Viviamo in un’epoca caratterizzata da grandi crisi, dal cambiamento climatico alla perdita di biodiversità, che riflettono una profonda disconnessione tra l’umanità e la natura. Questo fenomeno non solo danneggia il pianeta, ma anche la nostra salute mentale ed emotiva. L’ecopsicologia emerge come campo di studio e azione, cercando di comprendere e guarire questa relazione fratturata.
L’ecopsicologia nasce come risposta all’urgente necessità di riconciliare il rapporto tra esseri umani e ambiente naturale. Iniziata come movimento accademico, si è evoluta verso la pratica terapeutica e sociale, promuovendo l’integrazione della natura nella vita quotidiana come chiave per la salute mentale.
Storicamente, l’umanità ha separato la natura dall’uomo, intensificandosi negli ultimi due secoli con l’era della modernità liquida. Zygmunt Bauman, filosofo e sociologo, descrive questa era come un periodo caratterizzato dalla fluidità e dalla volatilità, dove l’incertezza e l’iperconnettività hanno eroso i legami umani e la loro connessione con l’ambiente naturale.
L’industrializzazione, lo sviluppo tecnologico e l’onnipresenza dei social media hanno plasmato una società “disconnessa“, in cui si cerca costantemente gratificazione istantanea e sfuggire allo sforzo. Questo stile di vita ha generato una stanchezza cronica e un senso di isolamento, influenzando profondamente la salute mentale di individui di tutte le età.

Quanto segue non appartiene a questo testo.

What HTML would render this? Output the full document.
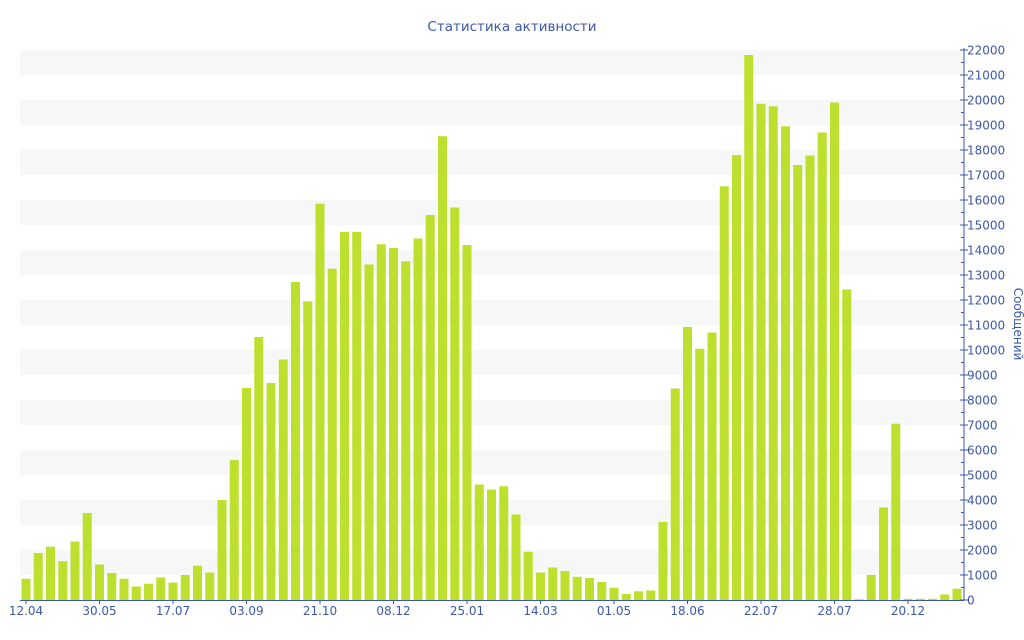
<!DOCTYPE html>
<html><head><meta charset="utf-8"><style>
body{margin:0;background:#fff;width:1024px;height:640px;overflow:hidden}
svg{display:block;font-family:"DejaVu Sans","Liberation Sans",sans-serif}
</style></head><body>
<svg id="c" width="1024" height="640" xmlns="http://www.w3.org/2000/svg"></svg>
<script>
var v=[850,1880,2130,1550,2340,3480,1420,1080,850,540,650,900,700,1000,1370,1100,4000,5600,8480,10520,8680,9620,12720,11940,15850,13250,14720,14720,13420,14230,14080,13550,14460,15400,18550,15700,14200,4620,4420,4550,3420,1930,1100,1300,1160,930,880,720,490,240,350,380,3120,8460,10920,10050,10700,16550,17800,21800,19850,19750,18950,17400,17780,18700,19900,12420,30,1000,3700,7050,50,50,50,220,450];
var labs=["12.04","30.05","17.07","03.09","21.10","08.12","25.01","14.03","01.05","18.06","22.07","28.07","20.12"];
var s='';var col='#3d58a8';
for(var k=0;k<22;k+=2){var y=600-(k+2)*25;s+='<rect x="20" y="'+y+'" width="944" height="25" fill="#f7f7f7"/>';}
for(var i=0;i<v.length;i++){var h=v[i]*0.025;var x=21.5+i*12.25;s+='<rect x="'+x.toFixed(2)+'" y="'+(600-h).toFixed(2)+'" width="9" height="'+h.toFixed(2)+'" fill="#bde02f"/>';}
s+='<line x1="964" y1="48" x2="964" y2="600" stroke="'+col+'"/>';
s+='<line x1="20" y1="600.5" x2="964" y2="600.5" stroke="'+col+'"/>';
for(var k=0;k<=22;k++){var y=600-k*25;s+='<line x1="960" y1="'+y+'" x2="968" y2="'+y+'" stroke="'+col+'"/>';s+='<text x="967" y="'+(y+4.5)+'" font-size="12" fill="'+col+'">'+(k*1000)+'</text>';if(k<22)s+='<line x1="961" y1="'+(y-12.5)+'" x2="964" y2="'+(y-12.5)+'" stroke="'+col+'"/>';}
for(var j=0;j<labs.length;j++){var x=21.5+j*6*12.25+4.5;s+='<line x1="'+x+'" y1="600" x2="'+x+'" y2="604" stroke="'+col+'"/><text x="'+x+'" y="615" font-size="12" fill="'+col+'" text-anchor="middle">'+labs[j]+'</text>';}
s+='<text x="512" y="31" font-size="13.5" fill="'+col+'" text-anchor="middle">Статистика активности</text>';
s+='<text transform="translate(1014,324) rotate(90)" font-size="12" fill="'+col+'" text-anchor="middle">Сообщений</text>';
document.getElementById('c').innerHTML=s;
</script>
</body></html>
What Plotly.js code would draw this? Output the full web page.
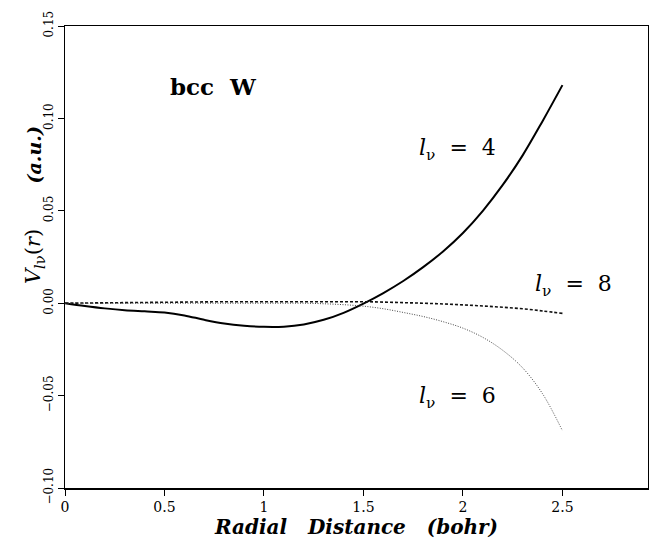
<!DOCTYPE html>
<html>
<head>
<meta charset="utf-8">
<script src="https://cdn.plot.ly/plotly-3.0.1.min.js"></script>
<style>html,body{margin:0;padding:0;background:#fff;}#chart{width:649px;height:546px;}</style>
</head>
<body>
<div id="chart"></div>
<script>
const r = [0, 0.1, 0.2, 0.3, 0.4, 0.5, 0.6, 0.7, 0.8, 0.9, 1.0, 1.1, 1.2, 1.3, 1.4, 1.5, 1.6, 1.7, 1.8, 1.9, 2.0, 2.1, 2.2, 2.3, 2.4, 2.5];
const v4 = [0, -0.0015, -0.0028, -0.0038, -0.0044, -0.0050, -0.0066, -0.0090, -0.0110, -0.0122, -0.0128, -0.0127, -0.0115, -0.0090, -0.0052, -0.0002, 0.0055, 0.0120, 0.0195, 0.0280, 0.0380, 0.0500, 0.0640, 0.0800, 0.0985, 0.1180];
const v6 = [0, 0, 0, 0, 0, 0, 0, 0, 0, 0, 0, 0, 0, -0.0003, -0.0008, -0.0016, -0.0030, -0.0050, -0.0072, -0.0100, -0.0135, -0.0185, -0.0255, -0.0350, -0.0490, -0.0690];
const v8 = [0, 0.0001, 0.0002, 0.0003, 0.0004, 0.0005, 0.0006, 0.0007, 0.0008, 0.0008, 0.0008, 0.0008, 0.0008, 0.0008, 0.0008, 0.0008, 0.0006, 0.0003, 0.0, -0.0004, -0.0009, -0.0015, -0.0022, -0.0030, -0.0042, -0.0055];
const labels = ["<i>l</i><sub>ν</sub>&nbsp; = &nbsp;4", "<i>l</i><sub>ν</sub>&nbsp; = &nbsp;8", "<i>l</i><sub>ν</sub>&nbsp; = &nbsp;6"];
const labelPos = [[1.77, 0.083], [2.35, 0.0097], [1.77, -0.051]];
const yTicks = [-0.10, -0.05, 0.00, 0.05, 0.10, 0.15];
const xTicks = [0, 0.5, 1, 1.5, 2, 2.5];
const xTickText = ["0", "0.5", "1", "1.5", "2", "2.5"];

const serif = "'DejaVu Serif', 'Liberation Serif', serif";
const traces = [
  {x: r, y: v4, mode: "lines", line: {color: "#000", width: 2, shape: "spline", smoothing: 1}, showlegend: false},
  {x: r, y: v8, mode: "lines", line: {color: "#111", width: 1.6, dash: "3px,2px", shape: "spline"}, showlegend: false},
  {x: r, y: v6, mode: "lines", line: {color: "#444", width: 1, dash: "1px,1.5px", shape: "spline"}, showlegend: false}
];
const annotations = labels.map((t, i) => ({
  x: labelPos[i][0], y: labelPos[i][1], xref: "x", yref: "y", text: t, showarrow: false,
  xanchor: "left", font: {family: serif, size: 22, color: "#000"}
}));
annotations.push({x: 0.52, y: 0.117, xref: "x", yref: "y", text: "<b>bcc&nbsp; W</b>", showarrow: false,
  xanchor: "left", font: {family: serif, size: 23, color: "#000"}});
annotations.push({x: -0.053, y: 0.025, xref: "paper", yref: "y", textangle: -90, showarrow: false,
  xanchor: "center", yanchor: "middle",
  text: "<i>V</i><sub><i>l</i>ν</sub>(<i>r</i>)",
  font: {family: serif, size: 21, color: "#000"}});
annotations.push({x: -0.053, y: 0.080, xref: "paper", yref: "y", textangle: -90, showarrow: false,
  xanchor: "center", yanchor: "middle",
  text: "<b><i>(a.u.)</i></b>",
  font: {family: serif, size: 19, color: "#000"}});

const layout = {
  width: 649, height: 546,
  margin: {l: 65, r: 1, t: 26, b: 58},
  paper_bgcolor: "#fff", plot_bgcolor: "#fff",
  xaxis: {
    range: [0, 2.93], tickvals: xTicks, ticktext: xTickText,
    showgrid: false, zeroline: false, showline: true, mirror: true, linecolor: "#000", linewidth: 1.5,
    ticks: "outside", ticklen: 6, tickcolor: "#000",
    tickfont: {family: serif, size: 14, color: "#000"},
    title: {text: "<b><i>Radial&nbsp;&nbsp; Distance&nbsp;&nbsp; (bohr)</i></b>", font: {family: serif, size: 20, color: "#000"}, standoff: 4}
  },
  yaxis: {
    range: [-0.10, 0.15], tickvals: yTicks, tickformat: ".2f", tickangle: -90,
    showgrid: false, zeroline: false, showline: true, mirror: true, linecolor: "#000", linewidth: 1.5,
    ticks: "outside", ticklen: 6, tickcolor: "#000",
    tickfont: {family: serif, size: 12, color: "#000"}
  },
  annotations: annotations
};
Plotly.newPlot("chart", traces, layout, {staticPlot: true, displayModeBar: false});
</script>
</body>
</html>
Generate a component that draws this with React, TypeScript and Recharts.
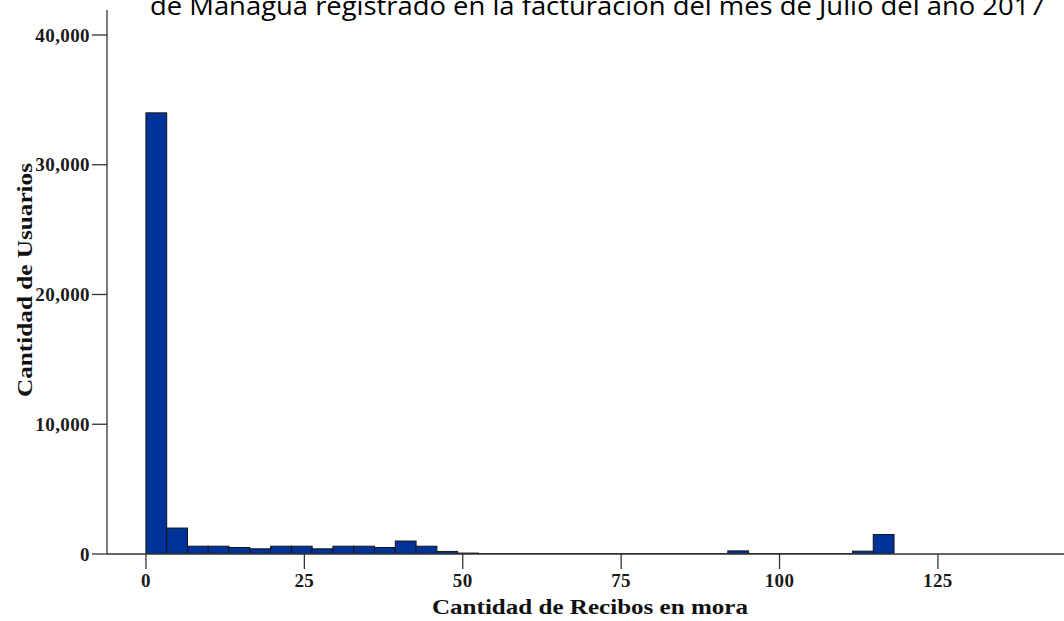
import React from 'react';
import { BarChart, Bar, XAxis, YAxis, Label } from 'recharts';

// Histogram bins (start of each bin, in "Recibos en mora")
const binStarts = [
  0, 3.28, 6.56, 9.84, 13.12, 16.4, 19.68, 22.96, 26.24, 29.52, 32.8, 36.08,
  39.36, 42.64, 45.92, 49.2, 52.48, 55.76, 59.04, 62.32, 65.6, 68.88, 72.16, 75.44,
  78.72, 82, 85.28, 88.56, 91.84, 95.12, 98.4, 101.68, 104.96, 108.24, 111.52, 114.8,
];
const BIN_WIDTH = 3.28;

// Number of users per bin
const userCounts = [
  34000, 2000, 600, 600, 500, 400, 600, 600, 400, 600, 600, 500,
  1000, 600, 200, 70, 30, 30, 30, 30, 30, 30, 30, 30,
  30, 30, 30, 30, 240, 30, 30, 30, 30, 30, 220, 1500,
];

const xTicks = [0, 25, 50, 75, 100, 125];
const yTicks = [0, 10000, 20000, 30000, 40000];

const titleText = 'de Managua registrado en la facturación del mes de Julio del año 2017';
const xLabelText = 'Cantidad de Recibos en mora';
const yLabelText = 'Cantidad de Usuarios';

const X_DOMAIN: [number, number] = [-6.15, 144.9];
const Y_DOMAIN: [number, number] = [0, 41927];

const data = binStarts.map((s, i) => ({ center: s + BIN_WIDTH / 2, count: userCounts[i] }));

const W = 1064;
const H = 621;
const Y_AXIS_W = 107;
const X_AXIS_H = 67;
const TOP = 10;
const plotW = W - Y_AXIS_W;
const barPx = (plotW / (X_DOMAIN[1] - X_DOMAIN[0])) * BIN_WIDTH;

const serif = '"Liberation Serif", "Times New Roman", serif';
const tickStyle = { fontFamily: serif, fontWeight: 700, fontSize: 19, fill: '#1a1a1a', letterSpacing: 0.4 };

const BinShape = (props: any) => {
  const { x, y, width, height } = props;
  if (height == null || width == null) return null;
  return (
    <rect
      x={x}
      y={y}
      width={barPx}
      height={Math.max(height, 0)}
      fill="#003399"
      stroke="#151515"
      strokeWidth={1}
      transform={`translate(${(width - barPx) / 2}, 0)`}
    />
  );
};

export default function App() {
  return (
    <div style={{ position: 'fixed', left: 0, top: 0, width: W, height: H, background: '#fff' }}>
      <BarChart
        width={W}
        height={H}
        data={data}
        margin={{ top: TOP, right: 0, bottom: 0, left: 0 }}
        barCategoryGap={0}
        barGap={0}
      >
        <XAxis
          type="number"
          dataKey="center"
          domain={X_DOMAIN}
          ticks={xTicks}
          allowDataOverflow
          height={X_AXIS_H}
          tickSize={15}
          tickMargin={5}
          axisLine={{ stroke: '#333', strokeWidth: 1.3 }}
          tickLine={{ stroke: '#333', strokeWidth: 1.3 }}
          tick={tickStyle}
        >
          <Label
            content={(props: any) => {
              const vb = props.viewBox || { x: Y_AXIS_W, y: H - X_AXIS_H, width: plotW, height: X_AXIS_H };
              return (
                <text
                  x={432}
                  y={vb.y + 60}
                  textLength={316}
                  lengthAdjust="spacingAndGlyphs"
                  style={{ fontFamily: serif, fontWeight: 700, fontSize: 22, fill: '#111' }}
                >
                  {xLabelText}
                </text>
              );
            }}
          />
        </XAxis>
        <YAxis
          type="number"
          domain={Y_DOMAIN}
          ticks={yTicks}
          allowDataOverflow
          width={Y_AXIS_W}
          tickSize={15}
          tickMargin={2}
          tickFormatter={(v: number) => v.toLocaleString('en-US')}
          axisLine={{ stroke: '#333', strokeWidth: 1.3 }}
          tickLine={{ stroke: '#333', strokeWidth: 1.3 }}
          tick={tickStyle}
        >
          <Label
            content={() => (
              <text
                x={0}
                y={0}
                transform="translate(32, 397) rotate(-90)"
                textLength={234}
                lengthAdjust="spacingAndGlyphs"
                style={{ fontFamily: serif, fontWeight: 700, fontSize: 22, fill: '#111' }}
              >
                {yLabelText}
              </text>
            )}
          />
        </YAxis>
        <Bar
          dataKey="count"
          fill="#003399"
          stroke="#151515"
          strokeWidth={1}
          barSize={barPx}
          shape={BinShape}
          isAnimationActive={false}
        />
      </BarChart>
      <svg width={W} height={40} style={{ position: 'absolute', left: 0, top: 0 }}>
        <text
          x={150}
          y={15}
          textLength={895}
          lengthAdjust="spacingAndGlyphs"
          style={{ fontFamily: '"Open Sans", "Liberation Sans", sans-serif', fontSize: 26, fill: '#000' }}
        >
          {titleText}
        </text>
      </svg>
    </div>
  );
}
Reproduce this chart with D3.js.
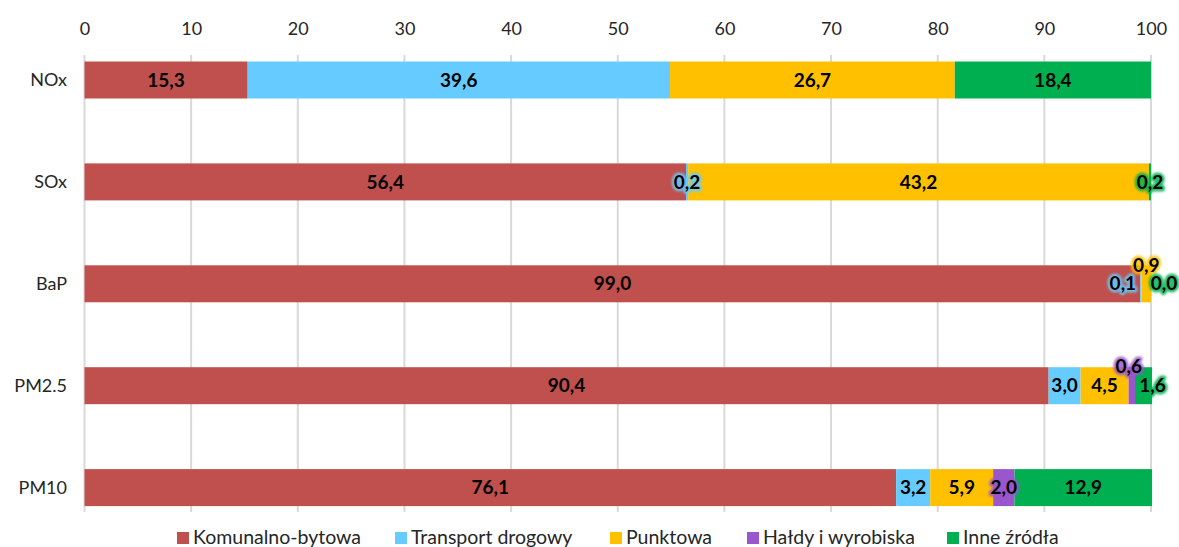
<!DOCTYPE html>
<html>
<head>
<meta charset="utf-8">
<script src="https://cdn.jsdelivr.net/npm/d3@7"></script>
<style>
  html, body { margin: 0; padding: 0; background: #fff; overflow: hidden; }
  svg { display: block; font-family: Lato, "Open Sans", sans-serif; }
</style>
</head>
<body>
<svg id="chart" width="1179" height="547"></svg>
<script>
const categories = ["NOx", "SOx", "BaP", "PM2.5", "PM10"];
const seriesNames = ["Komunalno-bytowa", "Transport drogowy", "Punktowa", "Hałdy i wyrobiska", "Inne źródła"];
const komunalno = [15.3, 56.4, 99.0, 90.4, 76.1];
const transport = [39.6, 0.2, 0.1, 3.0, 3.2];
const punktowa  = [26.7, 43.2, 0.9, 4.5, 5.9];
const haldy     = [0.0, 0.0, 0.0, 0.6, 2.0];
const inne      = [18.4, 0.2, 0.0, 1.6, 12.9];
const xTicks = [0, 10, 20, 30, 40, 50, 60, 70, 80, 90, 100];

const colors = ["#C0504D", "#66CCFF", "#FFC000", "#9A57CD", "#00B050"];
const seriesValues = [komunalno, transport, punktowa, haldy, inne];

// label nudges (style only): key "catIndex-seriesIndex" -> [dx, dy]
const nudges = {
  "2-1": [-18, 0], "2-2": [0, -18], "2-4": [13, 0],
  "3-3": [-3, -19], "3-4": [9, 0]
};
const showZero = { "2-4": true };

const svg = d3.select("#chart");
const x = d3.scaleLinear().domain([0, 100]).range([84.5, 1151]);
const y = d3.scaleBand().domain(categories).range([29.05, 538.55])
  .paddingInner(0.637).paddingOuter(0.3185);

// gridlines
svg.append("g").selectAll("line").data(xTicks).join("line")
  .attr("x1", d => x(d)).attr("x2", d => x(d))
  .attr("y1", 55).attr("y2", 512)
  .attr("stroke", "#D9D9D9").attr("stroke-width", 2);

// top axis labels
const axis = svg.append("g").attr("transform", "translate(0,35)")
  .call(d3.axisTop(x).tickValues(xTicks).tickSize(0).tickPadding(0).tickFormat(d3.format("d")));
axis.select(".domain").remove();
axis.selectAll("text").attr("font-size", 18).attr("font-family", "Lato, sans-serif").attr("fill", "#262626");

// category labels
svg.append("g").selectAll("text").data(categories).join("text")
  .attr("x", 67).attr("y", d => y(d) + y.bandwidth() / 2)
  .attr("dy", "0.35em").attr("text-anchor", "end")
  .attr("font-size", 18).attr("fill", "#262626").text(d => d);

const rows = categories.map((c, i) => {
  const o = { cat: c };
  seriesNames.forEach((s, j) => o[s] = seriesValues[j][i]);
  return o;
});
const stacked = d3.stack().keys(seriesNames)(rows);

const defs = svg.append("defs");
const f = defs.append("filter").attr("id", "glow").attr("x", "-30%").attr("y", "-50%").attr("width", "160%").attr("height", "200%");
f.append("feGaussianBlur").attr("stdDeviation", 1.2);

const barG = svg.append("g");
stacked.forEach((layer, j) => {
  barG.append("g").attr("fill", colors[j]).selectAll("rect").data(layer).join("rect")
    .attr("x", d => x(d[0]))
    .attr("width", d => Math.max(0, x(d[1]) - x(d[0])))
    .attr("y", d => y(d.data.cat))
    .attr("height", y.bandwidth());
});

const fmt = v => v.toFixed(1).replace(".", ",");
const labG = svg.append("g");
stacked.forEach((layer, j) => {
  layer.forEach((d, i) => {
    const v = seriesValues[j][i];
    const key = i + "-" + j;
    if (v === 0 && !showZero[key]) return;
    const nd = nudges[key] || [0, 0];
    const cx = (x(d[0]) + x(d[1])) / 2 + nd[0];
    const cy = y(d.data.cat) + y.bandwidth() / 2 + nd[1];
    const glow = v <= 2.0;
    if (glow) {
      labG.append("text").attr("x", cx).attr("y", cy).attr("dy", "0.35em")
        .attr("text-anchor", "middle").attr("font-size", 19).attr("font-weight", "bold")
        .attr("fill", colors[j]).attr("stroke", colors[j]).attr("stroke-width", 5)
        .attr("stroke-linejoin", "round").attr("opacity", 0.85)
        .attr("filter", "url(#glow)").text(fmt(v));
    }
    labG.append("text").attr("x", cx).attr("y", cy).attr("dy", "0.35em")
      .attr("text-anchor", "middle").attr("font-size", 19).attr("font-weight", "bold")
      .attr("fill", "#000").text(fmt(v));
  });
});

// legend
const legendX = [177, 395, 610, 747, 947];
const lg = svg.append("g");
seriesNames.forEach((s, j) => {
  lg.append("rect").attr("x", legendX[j]).attr("y", 532).attr("width", 12).attr("height", 12).attr("fill", colors[j]);
  lg.append("text").attr("x", legendX[j] + 16).attr("y", 544).attr("font-size", 19.5)
    .attr("fill", "#262626").text(s);
});
</script>
</body>
</html>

La modernità ha trasformato radicalmente il nostro stile di vita, con un aumento significativo del tempo trascorso in ambienti chiusi, sia nel lavoro che nel tempo libero. Si stima che la maggior parte delle persone che vivono in contesti urbani trascorra più del 90% del loro tempo al chiuso, lontano dalla natura.
Il fenomeno della “società della stanchezza“, descritto da Byun-Chul Han, espone come la costante ricerca di prestazioni e positività conduca a un esaurimento emotivo e fisico. Questa stanchezza è aggravata dalla mancanza di contatto con la natura, privando le persone di esperienze arricchenti che promuovono la resilienza e l’autostima, specialmente nei bambini.
Nell’infanzia, la diminuzione delle attività all’aperto e il predominio di giochi strutturati con schermi hanno limitato le opportunità di sviluppare connessioni emotive con l’ambiente naturale. Ciò ha portato a una generazione che non solo manca di competenze di risoluzione dei problemi in ambienti naturali, ma che sperimenta anche un crescente distacco e ansia.
Il concetto di “deficit di natura” è diventato rilevante nel dibattito sulla salute globale, indicando l’urgente necessità di reintegrare la natura nella nostra vita quotidiana. Studi hanno dimostrato che il tempo trascorso all’aperto non solo migliora la salute fisica, ma riduce lo stress, migliora l’umore e promuove una maggiore coesione sociale.
L’ecopsicologia propone interventi terapeutici e comunitari che utilizzano la natura come risorsa per la guarigione emotiva e mentale. Dai trattamenti terapeutici all’aria aperta ai programmi educativi che promuovono la conservazione ambientale, queste iniziative cercano di ripristinare il legame perduto tra le persone e il mondo naturale.
Insomma, la crisi ambientale e la crisi della salute mentale sono strettamente intrecciate nell’era moderna. L’ecopsicologia emerge come un approccio innovativo e necessario per affrontare queste problematiche complesse, offrendo soluzioni non solo individuali ma anche collettive per ripristinare un equilibrio perduto. Riconnettersi con la natura non è solo vitale per la sostenibilità ambientale, ma anche per la nostra salute e il benessere emotivo in un mondo sempre più distaccato.